Josef Weidenholzer (born 6 March 1950) is an Austrian politician who served as Member of the European Parliament (MEP) from 2011 until 2019. He is a member of the Social Democratic Party, part of the Party of European Socialists.

Weidenholzer is a professor of Social Policy and served as Director of the Institute for Social Policy at the Johannes Kepler University Linz. from 1998. Since 1991 he is the President of Volkshilfe Österreich and of the European NGO platform 'Solidar'.

== Life and career ==
After attending Catholic school in the Kremsmünster Abbey, Weidenholzer studied sociology in the Faculty of Social and Economic Sciences at the Johannes Kepler University of Linz from 1968 until 1973. As a student he became actively engaged in the Association for Socialist Students VSStÖ. In 1973 he completed his Magister degree, followed by his doctorate in 1977 and his habilitation in 1982.

Weidenholzer commenced his professional career in 1973 when he worked as a research assistant for the Institute for Modern and Contemporary History at the University of Linz, and as a university assistant at the Institute for Social and Development Studies in 1975. In addition, he has worked for Karl Stadler at the Ludwig Boltzmann Gesellschaft for the History of the Workers Movement, at the University of Linz.

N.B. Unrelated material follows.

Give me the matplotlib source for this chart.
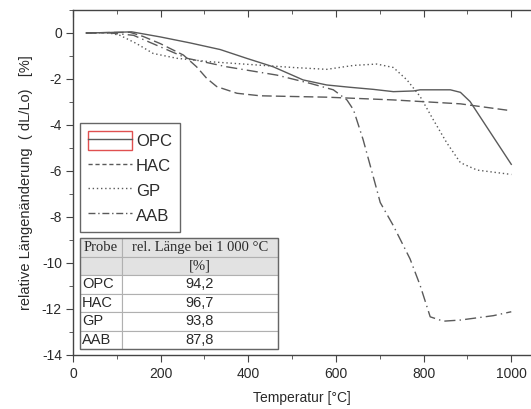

Weidenholzer lectured in academic institutions around the world: in
Belgium, Cyprus, the Czech Republic, France, Germany, Great Britain, Hungary, India, Korea, Sweden, Taiwan, the United States, and in Graz and Klagenfurt in Austria. With his reputation thus enhanced, Weidenholzer was appointed Extraordinary University Professor for Societal and Social Policy.

In 1984, Weidenholzer was awarded the Advancement Award by the Victor Adler National Award for the history of social movements. From 1984 until 1998, he was director of the Research Institute for social planning and, from 1998 until 2003, dean of the Faculty of Social Sciences and Economy in Linz.

== Work ==
Josef Weidenholzer's professional focus is on Social Policy, theories of the welfare state, international comparison between welfare- state systems, political theory and international comparative studies on political cultures. He also focuses on the theory and history of social movements, in particular the workers movements and the development of theory and practice.
He established the association Museum Arbeitswelt in Steyr, where he was chairman from 1986 until 1993 and conducted the National Exposition ¨Work-Man-Machine¨ (1987), which has been crucial for the permanent installation of the museum.

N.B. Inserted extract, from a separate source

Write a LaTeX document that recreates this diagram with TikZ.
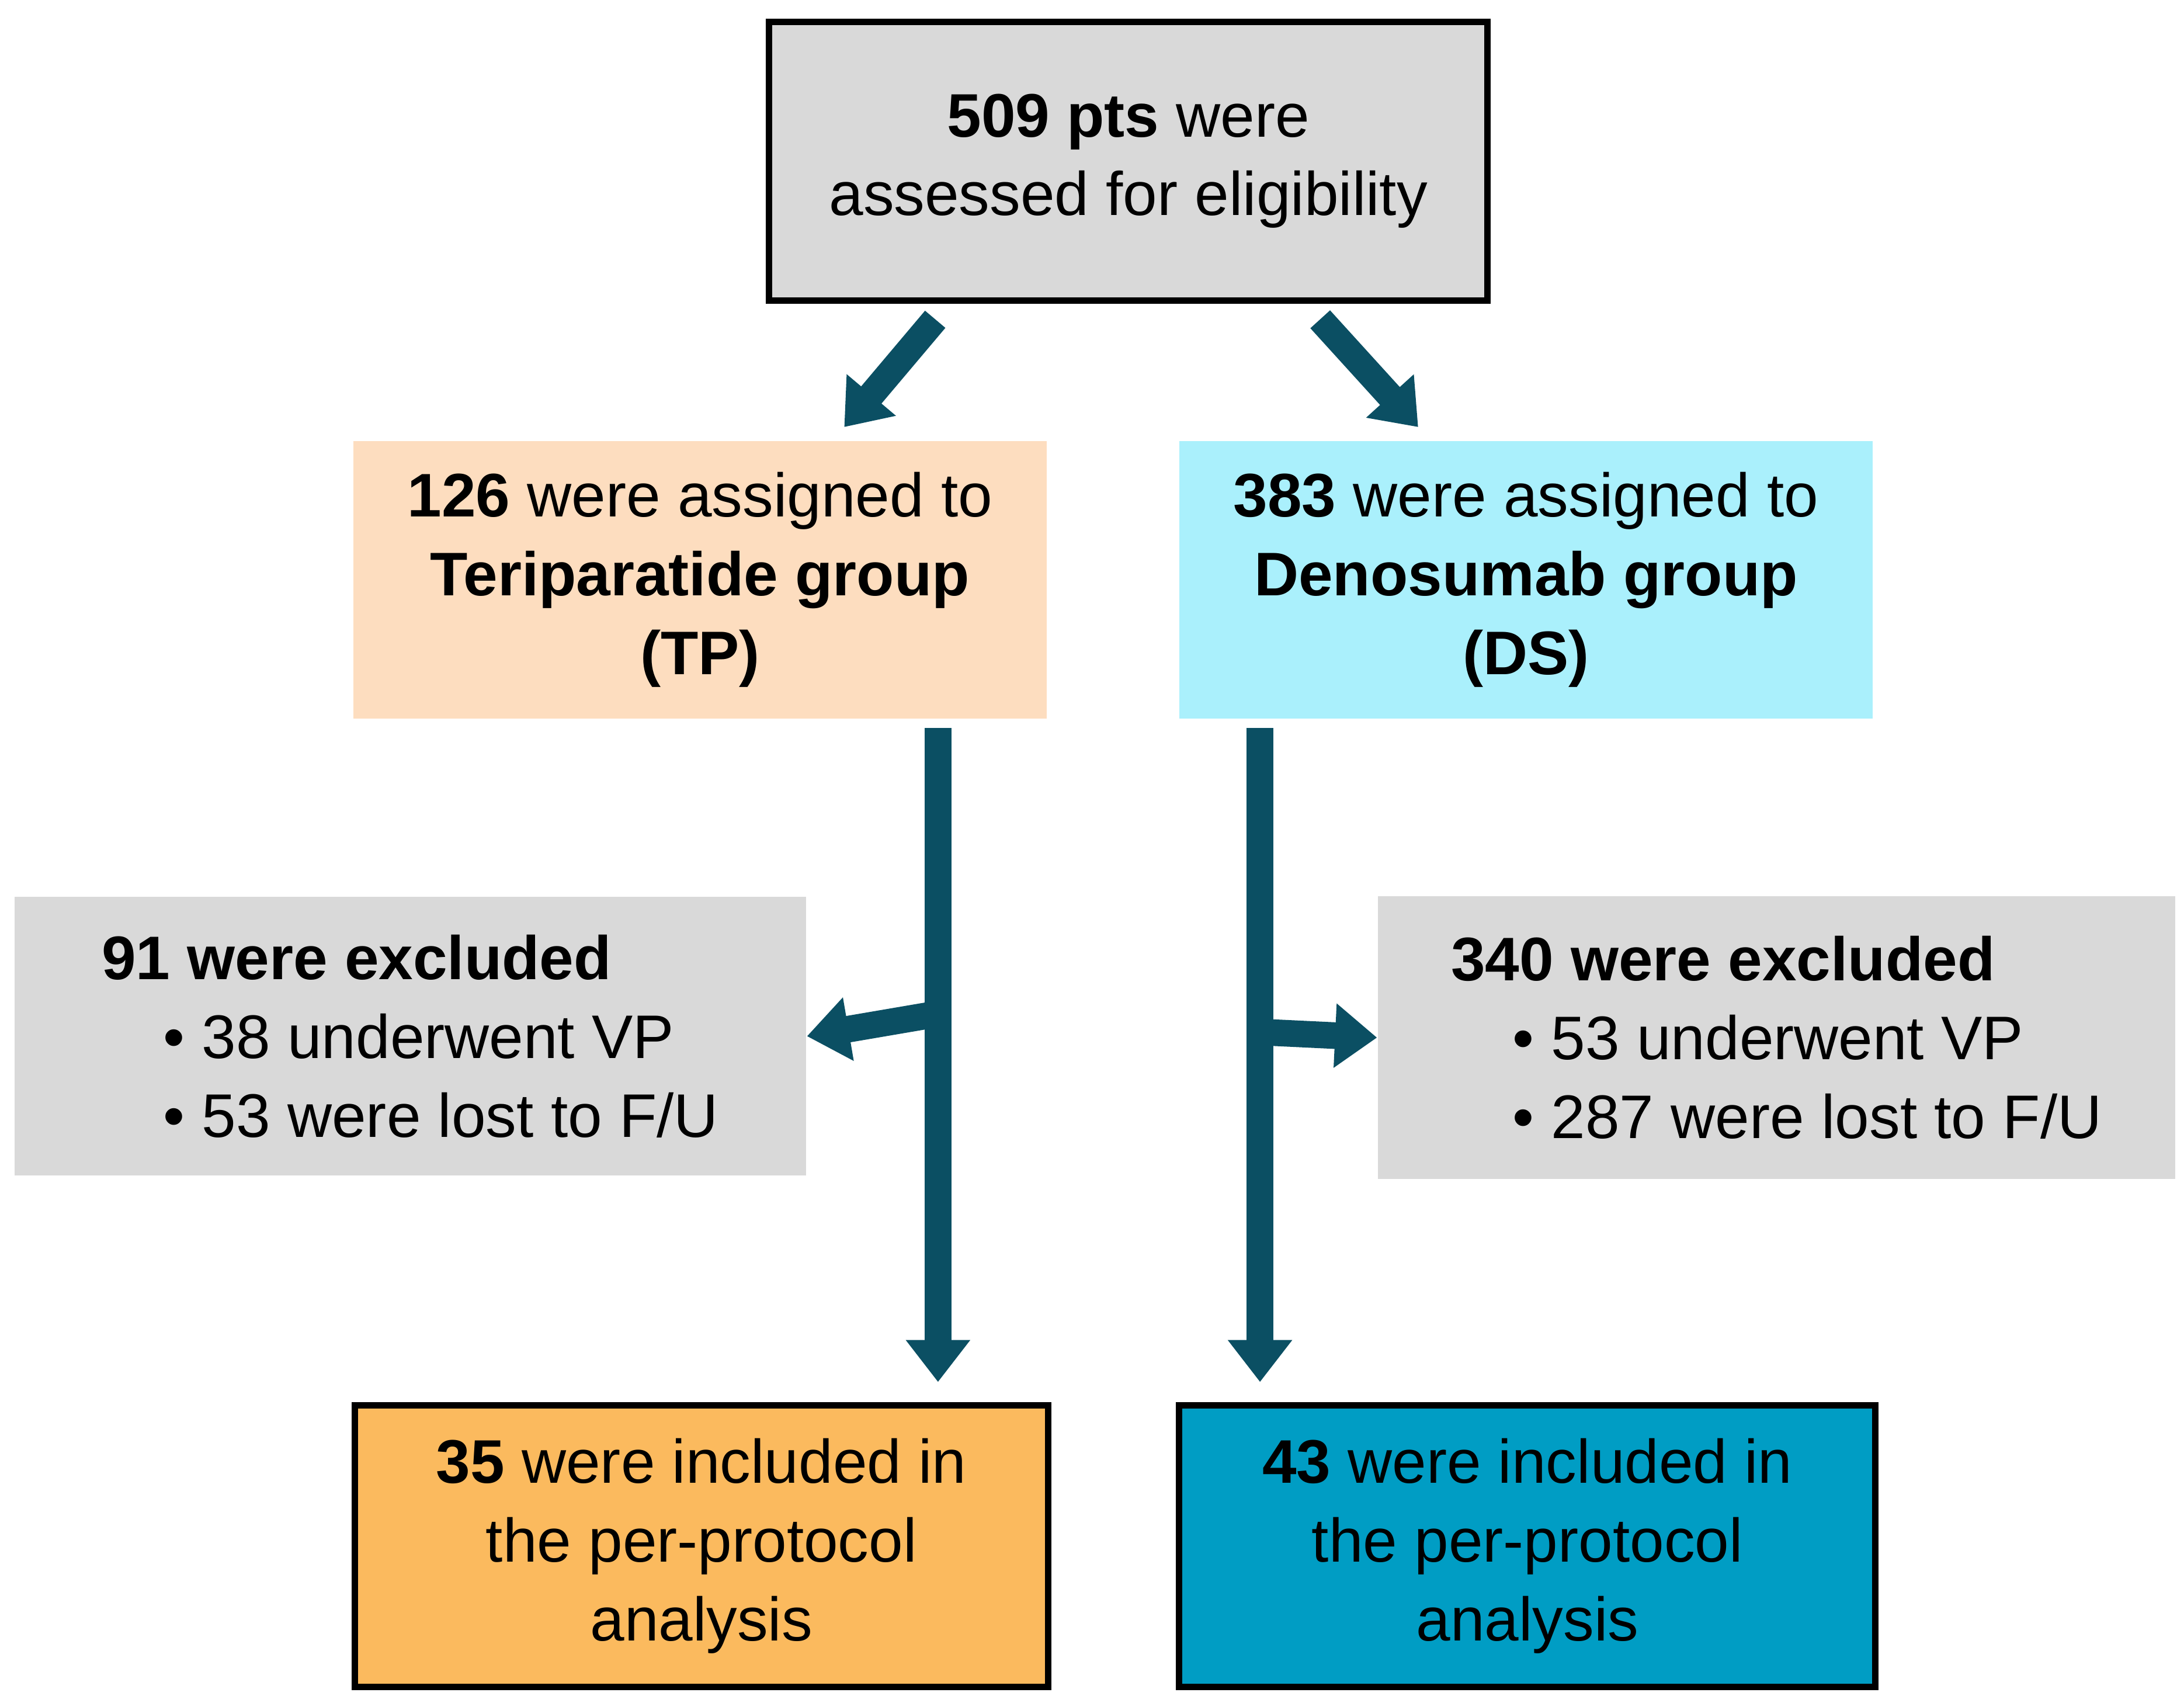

Josef Weidenholzer is considered to be a convinced European and committed professor. As the president of the Volkshilfe, he fights for social justice and takes a strong public stand on the issue of marginalization. He also politically commits himself to improving the situation of the socially disadvantaged- an issue which is of special concern to him.

== Memberships ==
Weidenholzer stood as a candidate for the Social Democratic Party of Austria (SPÖ) during the European elections in 2009. With the Lisbon Treaty, which resulted in a regulated increase in the number of Members, he became a Member of the European Parliament on 1 December 2011. In 2008, Weidenholzer was a founding member of the Momentum congress and is since, its academic director. He is member of the advisory board of the 2012 founded open access- scientific journal Momentum Quarterly.

== Member of the European Parliament, 2011–2019 ==
Weidenholzer was a Member of the European Parliament from 2011 until 2019. During his time in office, he formed part of the Group of the Progressive Alliance of Socialists and Democrats in the European Parliament (S&D). The emphasis of his work lies in the Committee on Civil Liberties, Justice and Home Affairs (LIBE), in particular concentrating on human rights, asylum, data protection, police and judicial cooperation and the securing of fundamental rights. Within LIBE, he was part of the Rule of Law Monitoring Group (ROLMG) from 2018 until 2019. He was also a deputy member of the Committee on Internal Market and Consumer Protection (IMCO) and a member of the Delegation for relations with Iran. In March 2012, he joined the temporary Special Committee against Organised crime, corruption and money laundering (CRIM).